Should the sight of some boobage, or even a little bit of a *gasp!* nipple, while you’re trying to eat your crabcakes offend?  Nope.  Boobs are good.  Lots of men like them.  Lots of women don’t give ’em a second thought.  Some men don’t give them a second thought. Some women like them.  I don’t think I know anyone who actively hates breasts. They are breasts.  Everyone has them and half the population have ones with the capability of providing baby sustenance.  Which is pretty cool.

Should a breast-feeding mama be publicly shunned and shamed for doing something as basic as feeding her child?  Especially when she has every right to do so under the law?  Absolutely not.

Now that we’ve agreed on those points…

We’re having the wrong conversation.

I believe the key to good relationships, good communication, and good people-ness is consideration.    I do not need to bend to the whims of others, do as they say, or do as they do, but it is good for the universe if I, at least, consider their points of view, feelings and perspectives.

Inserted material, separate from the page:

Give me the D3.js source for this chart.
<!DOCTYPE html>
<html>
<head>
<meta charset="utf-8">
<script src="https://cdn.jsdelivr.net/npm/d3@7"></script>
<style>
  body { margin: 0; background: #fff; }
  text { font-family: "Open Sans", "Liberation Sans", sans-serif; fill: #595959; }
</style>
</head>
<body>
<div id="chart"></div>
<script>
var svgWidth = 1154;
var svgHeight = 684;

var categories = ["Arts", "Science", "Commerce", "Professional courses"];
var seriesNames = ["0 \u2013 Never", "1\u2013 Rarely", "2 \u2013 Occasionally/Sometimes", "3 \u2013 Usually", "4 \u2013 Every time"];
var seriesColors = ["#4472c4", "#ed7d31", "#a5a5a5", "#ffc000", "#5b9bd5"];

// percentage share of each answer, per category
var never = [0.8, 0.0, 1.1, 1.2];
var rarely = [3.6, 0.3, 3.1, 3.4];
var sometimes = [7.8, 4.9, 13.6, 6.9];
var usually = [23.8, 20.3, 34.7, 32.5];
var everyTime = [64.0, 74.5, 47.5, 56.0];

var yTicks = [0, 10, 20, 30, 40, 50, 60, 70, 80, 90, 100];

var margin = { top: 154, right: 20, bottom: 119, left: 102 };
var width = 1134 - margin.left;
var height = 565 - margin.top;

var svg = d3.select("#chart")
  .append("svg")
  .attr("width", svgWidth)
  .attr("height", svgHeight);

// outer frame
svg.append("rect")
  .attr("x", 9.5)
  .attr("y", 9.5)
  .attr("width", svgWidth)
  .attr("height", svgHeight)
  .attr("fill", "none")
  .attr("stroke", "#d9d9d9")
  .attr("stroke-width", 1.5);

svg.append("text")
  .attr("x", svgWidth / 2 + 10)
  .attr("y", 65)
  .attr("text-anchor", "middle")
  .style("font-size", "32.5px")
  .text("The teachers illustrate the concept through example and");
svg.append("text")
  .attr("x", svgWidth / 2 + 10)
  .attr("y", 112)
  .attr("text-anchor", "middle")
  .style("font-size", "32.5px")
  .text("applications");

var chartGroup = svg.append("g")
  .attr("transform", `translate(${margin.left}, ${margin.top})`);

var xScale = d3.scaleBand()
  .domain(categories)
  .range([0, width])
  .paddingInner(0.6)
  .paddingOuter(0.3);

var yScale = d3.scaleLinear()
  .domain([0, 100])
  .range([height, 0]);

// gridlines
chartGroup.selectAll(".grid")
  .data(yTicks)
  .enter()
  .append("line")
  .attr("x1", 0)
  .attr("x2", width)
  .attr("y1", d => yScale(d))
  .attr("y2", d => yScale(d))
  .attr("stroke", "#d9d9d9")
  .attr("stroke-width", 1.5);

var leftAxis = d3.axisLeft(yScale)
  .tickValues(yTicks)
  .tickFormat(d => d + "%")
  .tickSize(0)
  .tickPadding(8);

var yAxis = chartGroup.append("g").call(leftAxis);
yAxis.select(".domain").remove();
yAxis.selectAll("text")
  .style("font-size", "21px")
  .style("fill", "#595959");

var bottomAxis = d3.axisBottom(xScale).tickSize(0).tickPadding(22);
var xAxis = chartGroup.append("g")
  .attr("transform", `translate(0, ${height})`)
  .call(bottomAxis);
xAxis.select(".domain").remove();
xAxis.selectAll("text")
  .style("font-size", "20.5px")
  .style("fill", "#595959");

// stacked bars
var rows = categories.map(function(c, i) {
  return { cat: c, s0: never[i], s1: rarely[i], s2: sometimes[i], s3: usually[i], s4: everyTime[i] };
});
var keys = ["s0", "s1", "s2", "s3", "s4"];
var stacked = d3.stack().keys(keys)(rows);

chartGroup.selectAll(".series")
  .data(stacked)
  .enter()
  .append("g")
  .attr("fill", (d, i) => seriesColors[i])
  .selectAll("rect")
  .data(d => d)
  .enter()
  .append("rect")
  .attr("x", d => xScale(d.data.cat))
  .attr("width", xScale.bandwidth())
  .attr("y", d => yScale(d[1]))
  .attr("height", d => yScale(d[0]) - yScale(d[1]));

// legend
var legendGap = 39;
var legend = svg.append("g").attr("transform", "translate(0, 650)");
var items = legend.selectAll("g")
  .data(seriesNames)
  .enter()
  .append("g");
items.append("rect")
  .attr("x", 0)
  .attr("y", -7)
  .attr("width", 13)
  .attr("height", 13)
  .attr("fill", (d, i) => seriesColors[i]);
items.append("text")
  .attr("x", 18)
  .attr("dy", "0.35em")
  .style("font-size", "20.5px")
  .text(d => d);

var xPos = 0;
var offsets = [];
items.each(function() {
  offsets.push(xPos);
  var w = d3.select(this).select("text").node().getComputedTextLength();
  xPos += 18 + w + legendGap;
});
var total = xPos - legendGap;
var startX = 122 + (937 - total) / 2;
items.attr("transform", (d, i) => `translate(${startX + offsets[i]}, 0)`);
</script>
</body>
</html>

Yes, in this instance, according to the mom, her baby’s needs trump those of fellow diners.  And it is her right to breastfeed.  But given the fact that other diners had the time to beckon waitstaff, make their complaint, have their complaint passed on to the hostess, and have the hostess request some discretion, I kind of get the feeling there was a lot of boob out, for a lot of time.  Some people – even people who like boobs quite a lot – are made uncomfortable by the sight of breasts (for many reasons including age, temperament, religion, prudidity – I made that up). Perhaps the mama should have considered these other folks, too.    No need to wrap yourself in a shawl, and smother your nursing baby.  All it would have taken is a tug of the shirt, a small shift in her seat, some consideration for how other people feel to make this whole situation a non-issue.

Call me naive, but a little consideration for others isn’t hard.  And it infringes on your rights and desires very little.  I am pretty far from prudish, but there are a lot of natural bodily processes that are amazing, and interesting, but that I’d rather not see.  Or not see much of.

I know it can be a slippery slope.  What’s acceptable? Nudity? Piercings? Vulgar t-shirts? Racist bumper stickers?  For everyone, the threshhold of vulgarity is different.  I think for the vast majority, breastfeeding isn’t seen as vulgar at all.  Because it isn’t.  But I say, when you can be cognizant and respectful of the feelings of others you increase the likelihood that they will be cognizant and respectful of yours.  You may not agree with the boob-prudes at the next table, but you can at least consider them when making your choices.

I’d argue that “the pursuit of happiness” that we’re guaranteed was not meant to be “the pursuit of happiness at all costs with no regard for others!” We’re all on the same little planet here, people. You can make your baby’s life better by breast-feeding, and you can make your neighbor’s life better by shifting a little to the left.  Everybody wins.